Texas-based CVR Energy saw its shares tumble 24% on Oct. 29 after the refiner suspended its cash dividend for the third quarter. Bloomberg Intelligence analyst Brett Gibbs called the move a “major blow” as its annualized dividend yield had led refining peers. CVR Energy’s shares have slumped 45% so far this year through Thursday, giving the company a market value of about $1.7 billion.
IEP said it believes that CVR Energy’s shares are undervalued and represent an attractive investment opportunity.
“Rarely have I seen a stock market with such extreme valuations – with some companies trading at unjustifiable premiums and others being massively undervalued,” Icahn said in the statement. “These undervalued situations have created great opportunities for activists.”
The dividend cut is also intended to help fund other investment opportunities within and outside the IEP portfolio, Icahn said.
Shares of Icahn Enterprises fell as much as 11% intraday Friday, touching the lowest level since Sept. 16, while CVR Energy rose as much as 14%, the most since May 2022.

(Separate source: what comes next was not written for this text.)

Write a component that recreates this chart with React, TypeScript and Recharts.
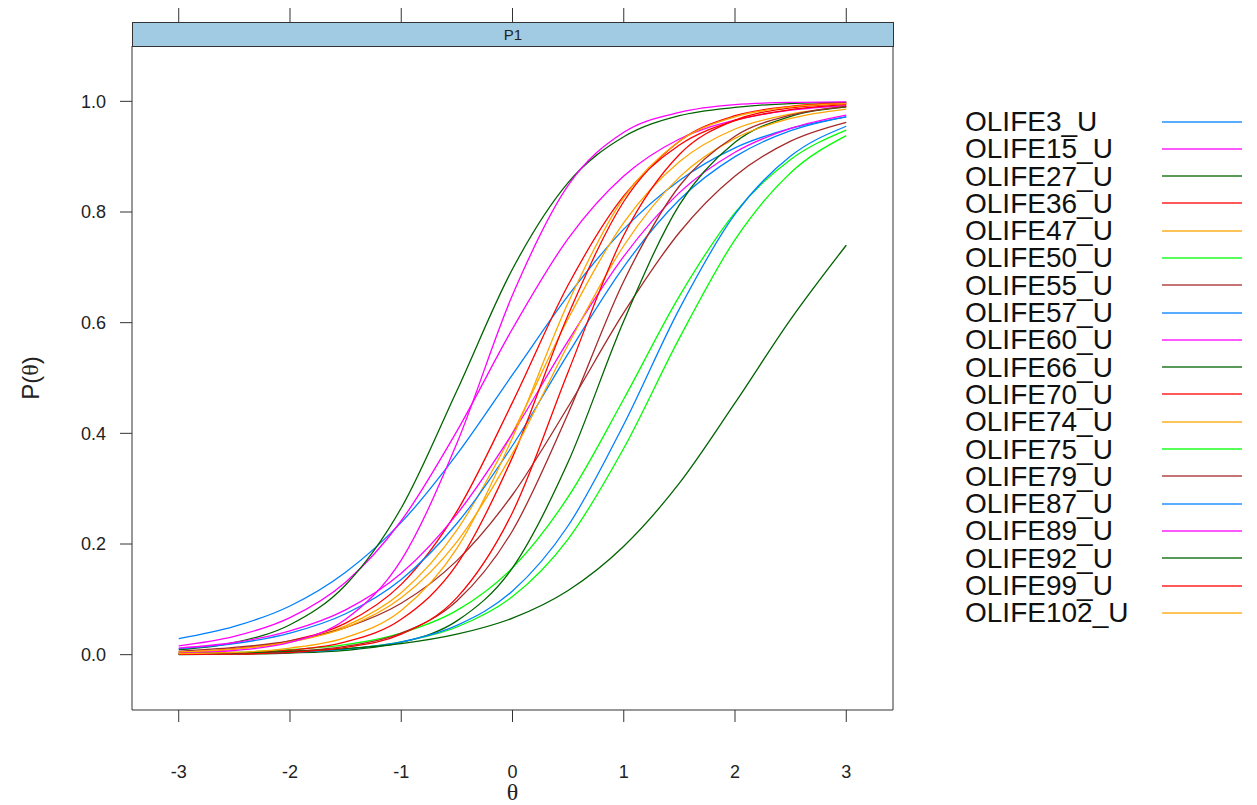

IEP reported third-quarter revenue of $2.79 billion, down 7% from the same period in 2023. Adjusted earnings before interest, taxes, depreciation and amortization dropped 25% from a year earlier to $183 million. The fund’s indicative net asset value stood at about $3.6 billion as of Sept. 30, a decrease of $423 million from the end of the previous quarter, as positive investment performance was offset in part by the decline in CVR Energy.
Icahn and IEP reached a settlement with the US regulator earlier this year with a $2 million combined fine on insufficient disclosure on Ichan’s pledging with IEP shares. The settlement was on the back of a Securities and Exchange Commission’s investigation after a report by short-seller Hindenburg Research accusing the firm of inflating asset prices.